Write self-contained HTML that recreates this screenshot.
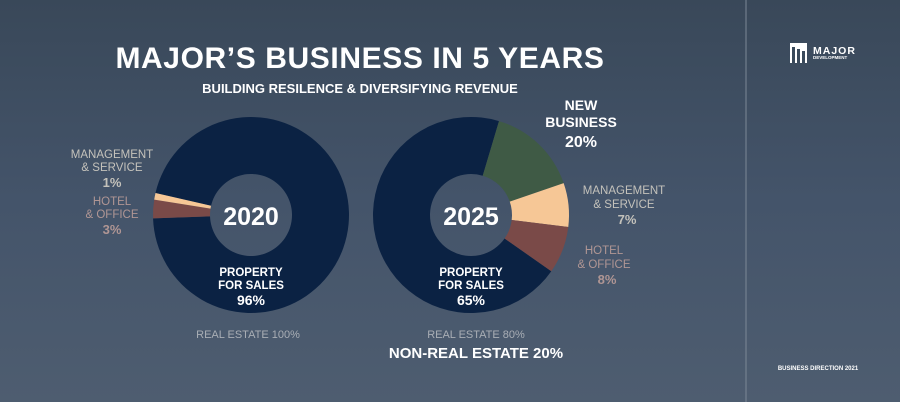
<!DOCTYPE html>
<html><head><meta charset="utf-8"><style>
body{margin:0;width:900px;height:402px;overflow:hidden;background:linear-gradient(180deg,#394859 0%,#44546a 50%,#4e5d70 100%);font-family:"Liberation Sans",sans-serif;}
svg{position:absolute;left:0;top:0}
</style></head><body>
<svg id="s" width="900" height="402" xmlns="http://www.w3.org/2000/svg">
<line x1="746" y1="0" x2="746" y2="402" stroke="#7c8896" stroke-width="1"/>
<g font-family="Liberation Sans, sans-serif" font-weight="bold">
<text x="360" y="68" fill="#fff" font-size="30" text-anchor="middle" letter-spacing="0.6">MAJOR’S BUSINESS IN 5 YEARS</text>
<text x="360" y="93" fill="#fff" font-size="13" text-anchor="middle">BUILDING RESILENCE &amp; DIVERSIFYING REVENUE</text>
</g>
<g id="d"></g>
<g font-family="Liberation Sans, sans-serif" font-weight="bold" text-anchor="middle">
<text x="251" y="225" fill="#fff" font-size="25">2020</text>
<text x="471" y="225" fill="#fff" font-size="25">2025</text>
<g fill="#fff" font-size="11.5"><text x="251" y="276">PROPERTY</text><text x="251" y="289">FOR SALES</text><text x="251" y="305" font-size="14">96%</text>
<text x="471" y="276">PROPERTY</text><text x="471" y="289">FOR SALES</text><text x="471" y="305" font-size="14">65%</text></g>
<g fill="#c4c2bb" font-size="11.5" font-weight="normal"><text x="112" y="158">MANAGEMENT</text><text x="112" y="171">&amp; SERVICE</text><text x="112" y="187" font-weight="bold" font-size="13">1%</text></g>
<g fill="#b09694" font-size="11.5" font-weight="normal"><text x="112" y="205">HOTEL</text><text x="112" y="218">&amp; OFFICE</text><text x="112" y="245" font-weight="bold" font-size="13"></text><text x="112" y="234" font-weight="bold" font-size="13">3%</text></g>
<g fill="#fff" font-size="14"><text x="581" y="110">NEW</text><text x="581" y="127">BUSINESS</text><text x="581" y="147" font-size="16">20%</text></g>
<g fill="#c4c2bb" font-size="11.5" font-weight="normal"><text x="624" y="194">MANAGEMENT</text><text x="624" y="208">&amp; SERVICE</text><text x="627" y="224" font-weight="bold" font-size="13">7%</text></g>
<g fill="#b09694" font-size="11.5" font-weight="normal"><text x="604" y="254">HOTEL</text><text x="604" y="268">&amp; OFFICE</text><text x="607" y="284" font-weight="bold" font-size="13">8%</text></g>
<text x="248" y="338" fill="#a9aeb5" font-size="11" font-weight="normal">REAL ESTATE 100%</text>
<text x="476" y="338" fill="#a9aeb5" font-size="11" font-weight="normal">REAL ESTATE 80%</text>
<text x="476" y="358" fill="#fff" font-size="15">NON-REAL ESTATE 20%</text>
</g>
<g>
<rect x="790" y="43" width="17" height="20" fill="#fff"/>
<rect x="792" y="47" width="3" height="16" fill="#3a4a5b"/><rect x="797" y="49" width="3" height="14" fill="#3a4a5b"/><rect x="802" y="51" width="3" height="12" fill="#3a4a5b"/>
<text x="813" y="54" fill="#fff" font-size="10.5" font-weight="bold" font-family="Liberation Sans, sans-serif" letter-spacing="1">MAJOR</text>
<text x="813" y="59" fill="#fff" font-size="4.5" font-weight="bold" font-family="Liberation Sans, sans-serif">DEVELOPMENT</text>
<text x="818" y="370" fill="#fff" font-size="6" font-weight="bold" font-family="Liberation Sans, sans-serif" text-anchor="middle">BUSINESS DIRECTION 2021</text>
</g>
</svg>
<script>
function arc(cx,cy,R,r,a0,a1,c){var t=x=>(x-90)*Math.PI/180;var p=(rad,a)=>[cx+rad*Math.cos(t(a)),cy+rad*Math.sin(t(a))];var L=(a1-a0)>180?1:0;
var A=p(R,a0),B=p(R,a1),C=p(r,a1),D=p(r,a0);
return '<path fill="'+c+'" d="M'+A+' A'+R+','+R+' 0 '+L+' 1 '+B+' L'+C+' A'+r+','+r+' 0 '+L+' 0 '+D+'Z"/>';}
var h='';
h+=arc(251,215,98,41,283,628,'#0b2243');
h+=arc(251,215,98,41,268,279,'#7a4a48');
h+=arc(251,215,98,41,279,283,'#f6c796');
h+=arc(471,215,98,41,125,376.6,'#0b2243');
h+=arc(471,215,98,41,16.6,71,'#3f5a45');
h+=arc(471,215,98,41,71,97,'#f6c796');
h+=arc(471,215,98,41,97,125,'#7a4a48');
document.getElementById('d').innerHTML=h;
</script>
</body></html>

------------------------------

Goal: Every line of the data should be copied as it stands, without the images.

Response for this exercise:
Write self-contained HTML that recreates this screenshot.
<!DOCTYPE html>
<html><head><meta charset="utf-8"><style>
body{margin:0;width:900px;height:402px;overflow:hidden;background:linear-gradient(180deg,#394859 0%,#44546a 50%,#4e5d70 100%);font-family:"Liberation Sans",sans-serif;}
svg{position:absolute;left:0;top:0}
</style></head><body>
<svg id="s" width="900" height="402" xmlns="http://www.w3.org/2000/svg">
<line x1="746" y1="0" x2="746" y2="402" stroke="#7c8896" stroke-width="1"/>
<g font-family="Liberation Sans, sans-serif" font-weight="bold">
<text x="360" y="68" fill="#fff" font-size="30" text-anchor="middle" letter-spacing="0.6">MAJOR’S BUSINESS IN 5 YEARS</text>
<text x="360" y="93" fill="#fff" font-size="13" text-anchor="middle">BUILDING RESILENCE &amp; DIVERSIFYING REVENUE</text>
</g>
<g id="d"></g>
<g font-family="Liberation Sans, sans-serif" font-weight="bold" text-anchor="middle">
<text x="251" y="225" fill="#fff" font-size="25">2020</text>
<text x="471" y="225" fill="#fff" font-size="25">2025</text>
<g fill="#fff" font-size="11.5"><text x="251" y="276">PROPERTY</text><text x="251" y="289">FOR SALES</text><text x="251" y="305" font-size="14">96%</text>
<text x="471" y="276">PROPERTY</text><text x="471" y="289">FOR SALES</text><text x="471" y="305" font-size="14">65%</text></g>
<g fill="#c4c2bb" font-size="11.5" font-weight="normal"><text x="112" y="158">MANAGEMENT</text><text x="112" y="171">&amp; SERVICE</text><text x="112" y="187" font-weight="bold" font-size="13">1%</text></g>
<g fill="#b09694" font-size="11.5" font-weight="normal"><text x="112" y="205">HOTEL</text><text x="112" y="218">&amp; OFFICE</text><text x="112" y="245" font-weight="bold" font-size="13"></text><text x="112" y="234" font-weight="bold" font-size="13">3%</text></g>
<g fill="#fff" font-size="14"><text x="581" y="110">NEW</text><text x="581" y="127">BUSINESS</text><text x="581" y="147" font-size="16">20%</text></g>
<g fill="#c4c2bb" font-size="11.5" font-weight="normal"><text x="624" y="194">MANAGEMENT</text><text x="624" y="208">&amp; SERVICE</text><text x="627" y="224" font-weight="bold" font-size="13">7%</text></g>
<g fill="#b09694" font-size="11.5" font-weight="normal"><text x="604" y="254">HOTEL</text><text x="604" y="268">&amp; OFFICE</text><text x="607" y="284" font-weight="bold" font-size="13">8%</text></g>
<text x="248" y="338" fill="#a9aeb5" font-size="11" font-weight="normal">REAL ESTATE 100%</text>
<text x="476" y="338" fill="#a9aeb5" font-size="11" font-weight="normal">REAL ESTATE 80%</text>
<text x="476" y="358" fill="#fff" font-size="15">NON-REAL ESTATE 20%</text>
</g>
<g>
<rect x="790" y="43" width="17" height="20" fill="#fff"/>
<rect x="792" y="47" width="3" height="16" fill="#3a4a5b"/><rect x="797" y="49" width="3" height="14" fill="#3a4a5b"/><rect x="802" y="51" width="3" height="12" fill="#3a4a5b"/>
<text x="813" y="54" fill="#fff" font-size="10.5" font-weight="bold" font-family="Liberation Sans, sans-serif" letter-spacing="1">MAJOR</text>
<text x="813" y="59" fill="#fff" font-size="4.5" font-weight="bold" font-family="Liberation Sans, sans-serif">DEVELOPMENT</text>
<text x="818" y="370" fill="#fff" font-size="6" font-weight="bold" font-family="Liberation Sans, sans-serif" text-anchor="middle">BUSINESS DIRECTION 2021</text>
</g>
</svg>
<script>
function arc(cx,cy,R,r,a0,a1,c){var t=x=>(x-90)*Math.PI/180;var p=(rad,a)=>[cx+rad*Math.cos(t(a)),cy+rad*Math.sin(t(a))];var L=(a1-a0)>180?1:0;
var A=p(R,a0),B=p(R,a1),C=p(r,a1),D=p(r,a0);
return '<path fill="'+c+'" d="M'+A+' A'+R+','+R+' 0 '+L+' 1 '+B+' L'+C+' A'+r+','+r+' 0 '+L+' 0 '+D+'Z"/>';}
var h='';
h+=arc(251,215,98,41,283,628,'#0b2243');
h+=arc(251,215,98,41,268,279,'#7a4a48');
h+=arc(251,215,98,41,279,283,'#f6c796');
h+=arc(471,215,98,41,125,376.6,'#0b2243');
h+=arc(471,215,98,41,16.6,71,'#3f5a45');
h+=arc(471,215,98,41,71,97,'#f6c796');
h+=arc(471,215,98,41,97,125,'#7a4a48');
document.getElementById('d').innerHTML=h;
</script>
</body></html>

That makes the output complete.